10.01.12 - FRANCE/RWANDA - ATTENTAT : LE RWANDA SE RÉJOUIT DES CONCLUSIONS DU RAPPORT BALISTIQUE

Paris, 10 janvier 2012 (FH) - Six experts - géomètres, balistique, explosifs, incendie et acoustiques - accompagnés des juges anti-terroristes Marc Trévidic et Nathalie Poux ont présenté mardi aux parties concernées les conclusions d'un rapport de 400 pages visant à établir la provenance des tirs de missiles ayant abattu, le 6 avril 1994, l'avion transportant notamment le président rwandais Juvénal Habyarimana.

3 min 4Temps de lecture approximatif

Durant trois heures et demie d'explications détaillées, ils se sont efforcés de lever un coin du voile dans la seule enquête judiciaire jamais menée sur l'attentat réputé avoir déclenché le génocide rwandais de 1994.

La réunion s'est tenue à huis clos dans une salle du palais de justice de Paris en présence de représentants des trois parties à l'instruction: des membres "directs" des familles des pilotes français victimes de l'attentat et leurs avocats, les deux avocats des membres du FPR mis en cause, et l'avocat de la famille du président Habyarimana.

Après avoir été commenté par les experts et les deux juges, le rapport a été remis aux parties, qui ont trois mois pour faire leurs observations. Les sept accusés du FPR restent pour l'heure mis en examen.

D'après les avocats et les proches du FPR mis en cause par Jean-Louis Bruguière, le premier des juges chargé de l'enquête en mars 1998, le rapport - dont le contenu n'a pas été officiellement rendu public - plaide sans équivoque en leur faveur.

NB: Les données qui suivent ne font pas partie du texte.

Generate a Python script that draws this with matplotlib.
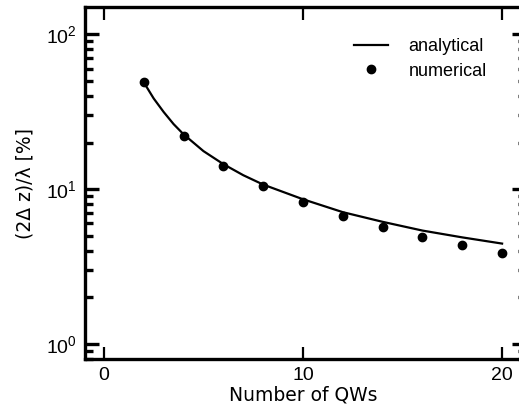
import numpy as np
import matplotlib
matplotlib.use('Agg')
from matplotlib import pyplot as plt
from matplotlib.ticker import LogLocator, NullFormatter

plt.rcParams['font.family'] = ['Liberation Sans', 'DejaVu Sans']
plt.rcParams['mathtext.fontset'] = 'custom'
plt.rcParams['mathtext.rm'] = 'Liberation Sans'
plt.rcParams['mathtext.it'] = 'Liberation Sans'

# numerical results
n_num = [2, 4, 6, 8, 10, 12, 14, 16, 18, 20]
dz_num = [49.0, 21.9, 14.2, 10.4, 8.27, 6.68, 5.68, 4.92, 4.35, 3.89]

# analytical curve
n_ana = [2, 2.5, 3, 3.5, 4, 5, 6, 7, 8, 10, 12, 14, 16, 18, 20]
dz_ana = [49.0, 38.5, 31.5, 26.3, 22.6, 17.6, 14.5, 12.3, 10.7, 8.6, 7.1, 6.15, 5.4, 4.88, 4.45]

fig = plt.figure(figsize=(5.19, 4.11), dpi=100)
ax = fig.add_axes([85 / 519, 52 / 411, (522 - 85) / 519, (359 - 7) / 411])

ax.plot(n_ana, dz_ana, 'k-', lw=1.6, label='analytical')
ax.plot(n_num, dz_num, 'k.', ls='none', marker='o', ms=6, label='numerical')

ax.set_yscale('log')
ax.set_xlim(-0.95, 21)
ax.set_ylim(0.8, 150)
ax.set_xticks([0, 10, 20])
ax.yaxis.set_major_locator(LogLocator(base=10))
ax.yaxis.set_minor_locator(LogLocator(base=10, subs=np.arange(2, 10)))
ax.yaxis.set_minor_formatter(NullFormatter())

for s in ['left', 'bottom', 'top']:
    ax.spines[s].set_linewidth(2.4)
ax.spines['right'].set_visible(False)

ax.tick_params(axis='x', which='major', direction='in', top=True, bottom=True,
               length=9, width=1.6, labelsize=14, pad=6)
ax.tick_params(axis='y', which='major', direction='in', left=True, right=False,
               length=10, width=2.4, labelsize=14, pad=6)
ax.tick_params(axis='y', which='minor', direction='in', left=True, right=False,
               length=6, width=2.4)

# short ticks on the right edge
ax2 = ax.twinx()
ax2.set_yscale('log')
ax2.set_ylim(ax.get_ylim())
ax2.yaxis.set_major_locator(LogLocator(base=10))
ax2.yaxis.set_minor_locator(LogLocator(base=10, subs=np.arange(2, 10)))
ax2.tick_params(axis='y', which='major', direction='in', length=7, width=2.4, labelright=False)
ax2.tick_params(axis='y', which='minor', direction='in', length=3, width=2.4, labelright=False)
for s in ax2.spines.values():
    s.set_visible(False)

ax.set_xlabel('Number of QWs', fontsize=13.5, family='DejaVu Sans', labelpad=1)
ax.set_ylabel('(2Δ z)/λ [%]', fontsize=13.5, family='DejaVu Sans', labelpad=8)

ax.legend(loc='upper right', bbox_to_anchor=(0.952, 0.952), frameon=False,
          fontsize=13, handlelength=1.9, handletextpad=1.1, labelspacing=0.4,
          borderpad=0.3)

fig.savefig('out.png', dpi=100)
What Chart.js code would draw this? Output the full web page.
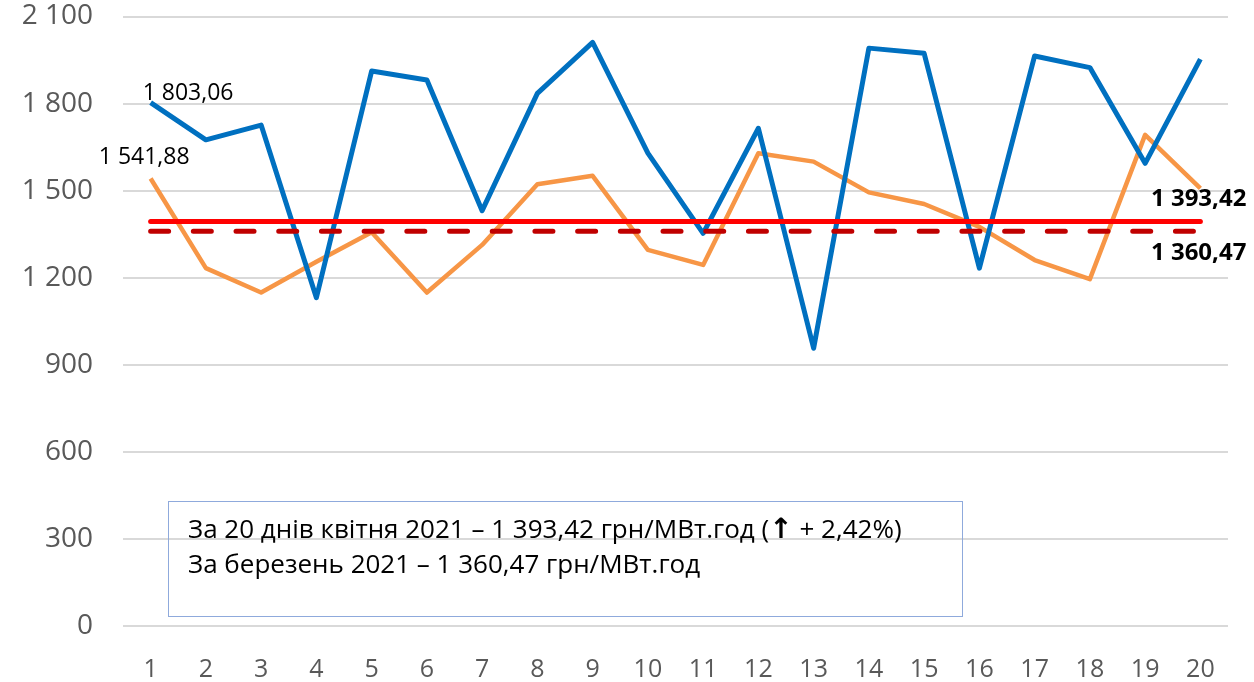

"C'est une excellente nouvelle : des experts indépendants et compétents écartent de façon définitive toute responsabilité du Front patriotique rwandais (FPR) dans l'attentat [du 6 avril 1994]" a déclaré mardi à l'agence Hirondelle l'ambassadeur rwandais en France, Jacques Kabale.

"Masaka [où séjournaient les rebelles du FPR à Kigali en avril 1994] est exclu à 100 %, et Kanombé [où résidaient les Forces armées rwandaises] a été confirmé. L'avion a été abattu par les extrémistes Hutu sans aucun doute possible !", affirme encore Jacques Kabale, qui s'était rendu au Palais de justice de Paris aujourd'hui pour recueillir les premiers commentaires des avocats du FPR au sortir de la présentation à huis clos.

"Les résultats présentés aujourd'hui constituent la confirmation de la position tenue de longue date par le Rwanda sur les circonstances qui entourent les événements du mois d'avril 1994. Grâce à la vérité scientifique ainsi établie, les juges Trévidic et Poux ferment avec éclat le chapitre de ces 17 années de campagne visant à nier le génocide et à faire porter aux victimes la responsabilité de leur sort" a par ailleurs déclaré dans un communiqué Louise Mushikiwabo, Ministre rwandaise des Affaires Etrangères et porte-parole du gouvernement.

Bernard Maingain, l'un des avocats des membres du FPR, exprimait lui aussi sa satisfaction à la sortie de l'audition. "Nos clients ont été entendus. La défense a pu s'exprimer grâce au travail de deux magistrats très indépendants et très compétents. Tous les éléments que nous avons pu apporter ont carbonisé le dossier monté par le juge Bruguière, marqué par d'incroyables manipulations. Maintenant cette expertise est arrivée, qui devrait rapidement conduire au non lieu pour nos clients."

"Sur un certain nombre de points, les experts ont été catégoriques, reconnaît l'avocat de la veuve du président assassiné, maître Philippe Meilhac. Mais aujourd'hui, beaucoup de gens se réjouissent un peu vite. C'est un rapport qui demande approfondissement. Les experts avaient retenu six lieux possibles pour le départ du tir, et l'on sait que l'acousticien, arrivé sur le tard, a orienté de façon déterminante les conclusions des autres experts en optant pour l'option Kanombe".

Philippe Meilhac ajoute que le rapport ne sera définitif que quand les parties auront demandé et obtenu des compléments d'enquête.

"Mme Habyarimana n'a demandé qu'une chose : que justice soit faite. Alors à ceux qui chantent victoire aujourd'hui, je leur demande de nous aider à trouver qui a commis cet attentat !", conclut Me Meilhac.